The council set aside $100,000 from its budget for the study. Kravitz got Ellana to shave off $15,000 from their initial $100,000 proposal.
“This is what I was hoping for,” City Council President Steve McAllister said Friday. He said cost estimates provided by school architects Saccoccio Associates, and a review of those estimates done by a peer architectural group have been made available to Ellana. Once the analysis is complete, McAllister plans to “get it out there” so the community can see it. He said there would be individual cost estimates for each of the schools as was done by architects when they drafted conceptual plans to replace the schools that are more than 50 years old.
The next step would be for the council to address whether to approve bond allocations to start final designs for the schools, implementation of a construction schedule, hiring of contractors and the commencement of construction. Although almost 60 percent of those casting ballots in the school bond referendum favored issuance of the $350 million bond, the council has the power to without the funding and therefore kill the project. The plan is to build the news schools on the existing Toll Gate and Pilgrim athletic fields and then demolish the existing buildings as sites for the fields.
Given legislation extending the deadline for Rhode Island State Department of Education eligibility for approved school construction projects, McAllister believes there is sufficient time for another projection of construction costs.
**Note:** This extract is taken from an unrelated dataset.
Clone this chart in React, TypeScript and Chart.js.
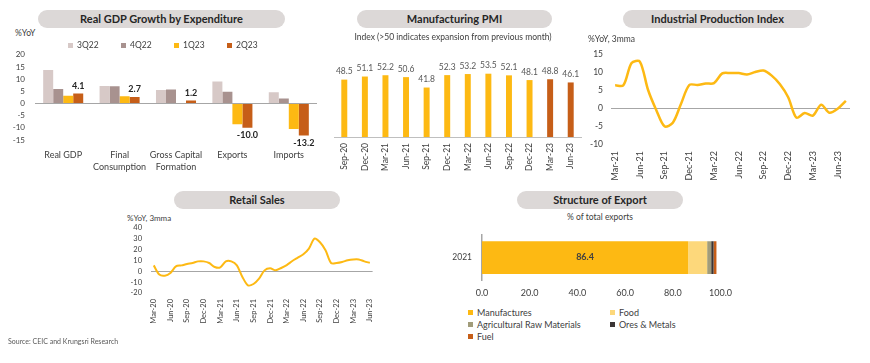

Legislation gave municipalities an additional six months on either side of projects that previously had to be completed in five years to gain Rhode Island Department of Education reimbursement.
Thanks to a 2.5 percent increase in state funding resulting from legislative action initiated by House Speaker K. Joseph Shekarchi, Warwick is eligible to receive 55 percent reimbursement of the projected $314.6 million hard costs of building the schools.
Should costs exceed the $350 million, Mayor Frank Picozzi has said the city would not seek to make additional funding available for the schools.